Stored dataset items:

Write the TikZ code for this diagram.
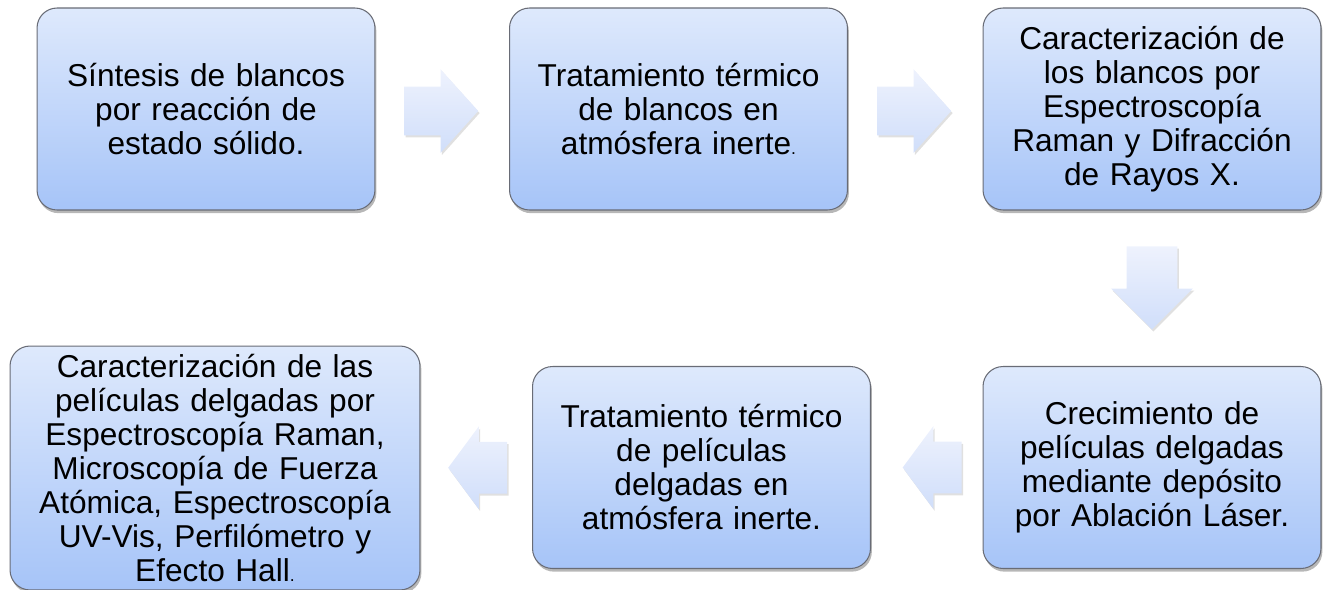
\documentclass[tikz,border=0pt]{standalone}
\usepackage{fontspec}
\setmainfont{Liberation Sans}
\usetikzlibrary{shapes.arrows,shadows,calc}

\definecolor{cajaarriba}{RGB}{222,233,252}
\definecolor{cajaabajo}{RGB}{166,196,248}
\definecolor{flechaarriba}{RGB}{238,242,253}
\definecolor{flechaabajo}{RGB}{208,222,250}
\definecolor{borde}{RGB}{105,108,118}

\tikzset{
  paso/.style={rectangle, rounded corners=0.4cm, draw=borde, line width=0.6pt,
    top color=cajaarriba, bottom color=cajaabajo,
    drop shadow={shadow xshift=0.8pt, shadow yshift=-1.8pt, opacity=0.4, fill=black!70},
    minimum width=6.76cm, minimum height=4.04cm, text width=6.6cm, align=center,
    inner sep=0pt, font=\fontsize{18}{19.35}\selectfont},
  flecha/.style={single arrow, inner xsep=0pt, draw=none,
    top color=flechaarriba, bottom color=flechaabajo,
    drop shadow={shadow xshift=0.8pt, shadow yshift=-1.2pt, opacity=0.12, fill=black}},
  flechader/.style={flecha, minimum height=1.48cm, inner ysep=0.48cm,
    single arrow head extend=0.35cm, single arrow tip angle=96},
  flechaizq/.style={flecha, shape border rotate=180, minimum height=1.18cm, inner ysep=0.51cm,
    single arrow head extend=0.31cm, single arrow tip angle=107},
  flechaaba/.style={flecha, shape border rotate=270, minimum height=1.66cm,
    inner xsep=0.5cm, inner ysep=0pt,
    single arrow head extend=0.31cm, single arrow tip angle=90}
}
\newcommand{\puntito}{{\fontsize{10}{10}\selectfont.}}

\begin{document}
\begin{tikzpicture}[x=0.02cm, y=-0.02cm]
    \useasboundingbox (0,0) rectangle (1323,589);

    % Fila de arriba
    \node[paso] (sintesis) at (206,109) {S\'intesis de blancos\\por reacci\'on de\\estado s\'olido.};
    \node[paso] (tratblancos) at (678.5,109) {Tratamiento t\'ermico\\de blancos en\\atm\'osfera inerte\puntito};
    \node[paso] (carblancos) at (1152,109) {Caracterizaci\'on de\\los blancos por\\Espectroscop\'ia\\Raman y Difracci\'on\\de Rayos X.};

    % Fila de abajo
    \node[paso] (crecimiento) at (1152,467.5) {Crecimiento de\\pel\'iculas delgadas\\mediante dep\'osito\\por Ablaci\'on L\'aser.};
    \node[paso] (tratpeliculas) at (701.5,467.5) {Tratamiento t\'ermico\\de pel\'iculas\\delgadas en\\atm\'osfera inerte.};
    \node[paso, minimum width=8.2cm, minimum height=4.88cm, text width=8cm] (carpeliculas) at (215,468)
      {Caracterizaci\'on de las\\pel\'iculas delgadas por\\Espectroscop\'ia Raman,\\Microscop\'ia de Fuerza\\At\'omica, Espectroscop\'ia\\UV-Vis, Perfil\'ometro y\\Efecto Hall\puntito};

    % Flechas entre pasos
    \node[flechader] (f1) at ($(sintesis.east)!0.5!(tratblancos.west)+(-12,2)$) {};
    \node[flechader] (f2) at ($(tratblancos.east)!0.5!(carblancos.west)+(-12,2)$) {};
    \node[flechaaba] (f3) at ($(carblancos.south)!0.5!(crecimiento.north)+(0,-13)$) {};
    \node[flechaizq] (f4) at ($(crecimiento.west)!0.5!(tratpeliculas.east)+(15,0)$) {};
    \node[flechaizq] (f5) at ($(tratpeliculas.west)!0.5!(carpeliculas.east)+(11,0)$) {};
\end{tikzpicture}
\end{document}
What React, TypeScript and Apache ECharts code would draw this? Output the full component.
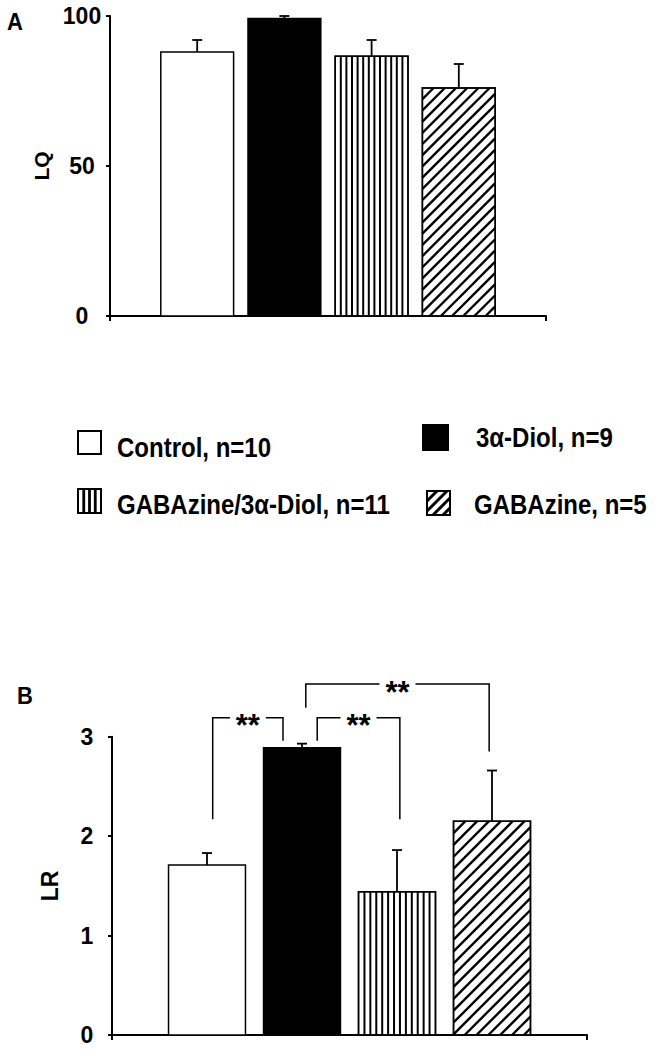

▶ **BRIEF**
Write out an exact copy of the listing, first line through the line containing "(0,0) rectangle (1323,589);", with the pictures left out.

▶ **WORKED ANSWER**
Write the TikZ code for this diagram.
\documentclass[tikz,border=0pt]{standalone}
\usepackage{fontspec}
\setmainfont{Liberation Sans}
\usetikzlibrary{shapes.arrows,shadows,calc}

\definecolor{cajaarriba}{RGB}{222,233,252}
\definecolor{cajaabajo}{RGB}{166,196,248}
\definecolor{flechaarriba}{RGB}{238,242,253}
\definecolor{flechaabajo}{RGB}{208,222,250}
\definecolor{borde}{RGB}{105,108,118}

\tikzset{
  paso/.style={rectangle, rounded corners=0.4cm, draw=borde, line width=0.6pt,
    top color=cajaarriba, bottom color=cajaabajo,
    drop shadow={shadow xshift=0.8pt, shadow yshift=-1.8pt, opacity=0.4, fill=black!70},
    minimum width=6.76cm, minimum height=4.04cm, text width=6.6cm, align=center,
    inner sep=0pt, font=\fontsize{18}{19.35}\selectfont},
  flecha/.style={single arrow, inner xsep=0pt, draw=none,
    top color=flechaarriba, bottom color=flechaabajo,
    drop shadow={shadow xshift=0.8pt, shadow yshift=-1.2pt, opacity=0.12, fill=black}},
  flechader/.style={flecha, minimum height=1.48cm, inner ysep=0.48cm,
    single arrow head extend=0.35cm, single arrow tip angle=96},
  flechaizq/.style={flecha, shape border rotate=180, minimum height=1.18cm, inner ysep=0.51cm,
    single arrow head extend=0.31cm, single arrow tip angle=107},
  flechaaba/.style={flecha, shape border rotate=270, minimum height=1.66cm,
    inner xsep=0.5cm, inner ysep=0pt,
    single arrow head extend=0.31cm, single arrow tip angle=90}
}
\newcommand{\puntito}{{\fontsize{10}{10}\selectfont.}}

\begin{document}
\begin{tikzpicture}[x=0.02cm, y=-0.02cm]
    \useasboundingbox (0,0) rectangle (1323,589);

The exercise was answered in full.